There's a lot of confusion about the MCS90 and 91X, what ARE they and do they really pay out for a claim no matter what?

In order to become a For Hire Motor Carrier, with your own "MC number", FMCSA requires that you make a promise to the public that "all vehicles owned and operated" under that MC number are insured with PRIMARY Commercial Auto Liability 24/7.  This applies to owned units and also Owner Operator units.

When you purchase a policy, the insurance coverage listed is what pays the claim, but it's the MCS90 "Endorsement" that "Modifies" the policy and MAKES that promise to the public that the claim will be paid.    The 91X is simply the Certificate of Liability.

A 35 day notice of cancellation of the policy itself is required by FMCSA should a Motor Carrier decide to go out of business...this gives FMCSA that much time to "revoke" the MC number. 

The most important thing to take away today:

The MCS90 is also a promise the MOTOR CARRIER makes to the insurance carrier to HAVE AND MAINTAIN Insurance to pay that promise to the public. 

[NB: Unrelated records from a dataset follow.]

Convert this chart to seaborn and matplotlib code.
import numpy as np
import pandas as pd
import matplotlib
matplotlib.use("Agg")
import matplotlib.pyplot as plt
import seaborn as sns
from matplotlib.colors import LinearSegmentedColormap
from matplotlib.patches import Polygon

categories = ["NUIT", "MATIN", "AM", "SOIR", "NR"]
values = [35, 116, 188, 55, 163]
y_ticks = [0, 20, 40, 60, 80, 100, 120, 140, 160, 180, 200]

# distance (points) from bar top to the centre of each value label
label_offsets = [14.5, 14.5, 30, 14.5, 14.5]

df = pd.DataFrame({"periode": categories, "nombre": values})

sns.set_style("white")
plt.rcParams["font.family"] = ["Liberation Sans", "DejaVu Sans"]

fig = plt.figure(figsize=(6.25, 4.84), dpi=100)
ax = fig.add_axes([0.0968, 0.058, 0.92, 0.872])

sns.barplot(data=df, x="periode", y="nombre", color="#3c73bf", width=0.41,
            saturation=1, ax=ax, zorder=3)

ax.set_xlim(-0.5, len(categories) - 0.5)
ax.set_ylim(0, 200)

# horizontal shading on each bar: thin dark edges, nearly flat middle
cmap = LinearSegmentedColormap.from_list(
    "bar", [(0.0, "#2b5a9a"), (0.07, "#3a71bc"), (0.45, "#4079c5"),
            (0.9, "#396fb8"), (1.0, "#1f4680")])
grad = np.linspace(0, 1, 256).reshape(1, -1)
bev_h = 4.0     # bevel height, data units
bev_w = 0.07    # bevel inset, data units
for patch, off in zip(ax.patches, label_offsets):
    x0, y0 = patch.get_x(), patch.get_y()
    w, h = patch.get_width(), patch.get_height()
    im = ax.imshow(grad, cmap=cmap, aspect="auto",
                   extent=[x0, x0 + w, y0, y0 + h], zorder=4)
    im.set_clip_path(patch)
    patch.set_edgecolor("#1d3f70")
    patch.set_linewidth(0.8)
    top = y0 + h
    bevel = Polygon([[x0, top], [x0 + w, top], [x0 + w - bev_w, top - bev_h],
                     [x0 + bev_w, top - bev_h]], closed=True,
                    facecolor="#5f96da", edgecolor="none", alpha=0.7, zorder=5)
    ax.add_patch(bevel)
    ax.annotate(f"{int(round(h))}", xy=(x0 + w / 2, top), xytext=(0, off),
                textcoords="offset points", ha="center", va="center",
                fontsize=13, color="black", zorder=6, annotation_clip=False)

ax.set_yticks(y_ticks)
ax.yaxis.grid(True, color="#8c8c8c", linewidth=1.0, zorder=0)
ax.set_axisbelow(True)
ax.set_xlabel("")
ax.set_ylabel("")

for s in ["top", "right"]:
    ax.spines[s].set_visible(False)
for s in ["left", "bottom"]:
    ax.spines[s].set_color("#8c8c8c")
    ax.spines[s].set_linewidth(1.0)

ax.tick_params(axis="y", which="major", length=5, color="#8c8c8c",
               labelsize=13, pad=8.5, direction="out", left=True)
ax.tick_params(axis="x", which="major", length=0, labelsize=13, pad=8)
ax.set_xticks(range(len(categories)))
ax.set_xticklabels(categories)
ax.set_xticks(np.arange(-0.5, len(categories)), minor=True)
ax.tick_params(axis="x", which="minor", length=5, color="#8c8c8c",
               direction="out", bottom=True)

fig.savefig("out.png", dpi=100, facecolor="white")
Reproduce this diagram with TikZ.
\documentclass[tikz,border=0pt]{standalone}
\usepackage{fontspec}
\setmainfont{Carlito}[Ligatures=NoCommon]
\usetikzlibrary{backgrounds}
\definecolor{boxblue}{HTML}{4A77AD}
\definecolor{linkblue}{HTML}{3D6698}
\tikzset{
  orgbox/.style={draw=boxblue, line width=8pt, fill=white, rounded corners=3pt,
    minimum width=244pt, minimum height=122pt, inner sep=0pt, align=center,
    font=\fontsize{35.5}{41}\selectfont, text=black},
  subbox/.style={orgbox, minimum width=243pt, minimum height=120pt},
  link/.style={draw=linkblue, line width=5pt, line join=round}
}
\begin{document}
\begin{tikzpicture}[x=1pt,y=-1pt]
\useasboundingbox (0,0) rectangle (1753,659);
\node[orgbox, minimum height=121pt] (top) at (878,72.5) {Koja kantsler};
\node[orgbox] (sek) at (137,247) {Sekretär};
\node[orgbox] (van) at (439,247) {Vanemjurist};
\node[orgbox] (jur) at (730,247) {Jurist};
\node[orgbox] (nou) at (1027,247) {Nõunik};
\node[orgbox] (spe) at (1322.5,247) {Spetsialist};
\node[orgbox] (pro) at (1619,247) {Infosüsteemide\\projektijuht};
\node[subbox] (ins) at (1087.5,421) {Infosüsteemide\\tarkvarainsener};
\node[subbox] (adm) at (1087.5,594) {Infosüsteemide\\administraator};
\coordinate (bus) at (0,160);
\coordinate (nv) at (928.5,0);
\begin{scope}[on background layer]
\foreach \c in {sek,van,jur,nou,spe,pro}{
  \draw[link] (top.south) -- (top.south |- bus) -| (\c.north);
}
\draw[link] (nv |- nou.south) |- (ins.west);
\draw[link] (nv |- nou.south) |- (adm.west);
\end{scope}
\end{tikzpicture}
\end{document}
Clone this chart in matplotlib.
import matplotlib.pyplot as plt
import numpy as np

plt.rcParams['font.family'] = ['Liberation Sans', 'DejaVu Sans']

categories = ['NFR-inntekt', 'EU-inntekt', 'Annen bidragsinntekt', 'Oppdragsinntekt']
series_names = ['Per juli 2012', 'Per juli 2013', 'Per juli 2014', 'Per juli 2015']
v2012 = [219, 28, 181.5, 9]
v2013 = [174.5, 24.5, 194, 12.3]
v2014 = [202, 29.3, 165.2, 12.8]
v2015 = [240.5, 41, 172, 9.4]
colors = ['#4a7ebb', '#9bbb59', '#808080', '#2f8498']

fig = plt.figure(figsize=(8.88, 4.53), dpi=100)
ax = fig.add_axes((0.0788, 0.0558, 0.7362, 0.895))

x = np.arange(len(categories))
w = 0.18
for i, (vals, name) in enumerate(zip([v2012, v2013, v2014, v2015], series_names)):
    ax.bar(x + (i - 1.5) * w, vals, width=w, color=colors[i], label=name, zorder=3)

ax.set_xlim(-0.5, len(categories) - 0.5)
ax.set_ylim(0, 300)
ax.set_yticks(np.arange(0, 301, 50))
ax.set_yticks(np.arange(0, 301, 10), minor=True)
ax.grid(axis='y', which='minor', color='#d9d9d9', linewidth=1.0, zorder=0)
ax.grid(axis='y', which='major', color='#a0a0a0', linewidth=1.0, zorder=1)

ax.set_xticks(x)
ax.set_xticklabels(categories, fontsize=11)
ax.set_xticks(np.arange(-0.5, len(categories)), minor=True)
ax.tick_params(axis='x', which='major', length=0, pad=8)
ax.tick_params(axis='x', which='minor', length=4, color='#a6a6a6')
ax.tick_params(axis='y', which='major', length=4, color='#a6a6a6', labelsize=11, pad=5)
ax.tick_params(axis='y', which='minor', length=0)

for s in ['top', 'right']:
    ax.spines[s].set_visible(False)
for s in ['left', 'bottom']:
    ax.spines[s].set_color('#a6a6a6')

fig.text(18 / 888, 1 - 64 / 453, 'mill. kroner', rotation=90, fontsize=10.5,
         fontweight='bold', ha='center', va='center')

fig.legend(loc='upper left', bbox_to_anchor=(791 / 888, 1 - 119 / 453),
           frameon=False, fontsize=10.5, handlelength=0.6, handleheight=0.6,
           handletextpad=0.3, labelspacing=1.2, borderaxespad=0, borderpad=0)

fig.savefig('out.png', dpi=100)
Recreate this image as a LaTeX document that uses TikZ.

FMCSA doesn't care WHO pays a claim, as long as someone pays.  The MCS90 only comes into play when someone is FORCED to pay.  IF insurance for the MOTOR CARRIER and OWNER OPERATORS is not correct or not in place, the MCS-90/91X kicks in and pays the claim...just understand what the MOTOR CARRIER has agreed to with the endorsement on that policy:

The (Motor Carrier) Insured agrees to reimburse the (Insurance)company for any payment made by the (Insurance)company on account of any accident, claim, or suit involving a breach of the terms of the policy, and for any payment that the (Insurance) company would not have been obligated to make under the provisions of the policy except for the agreement contained in this endorsement. 

It is further understood and agreed that, upon failure of the (Insurance)company to pay any final judgment recovered against the (Motor Carrier) Insured as provided herein, the judgment creditor may maintain an action in any court of competent jurisdiction against the (Motor Carrier) company to compel such payment.

...So essentially, the Motor Carrier is sued, loses and full restitution is required per this agreement...the Motor Carrier must then pay BACK the Insurance Carrier who paid that claim that was the promise to the public.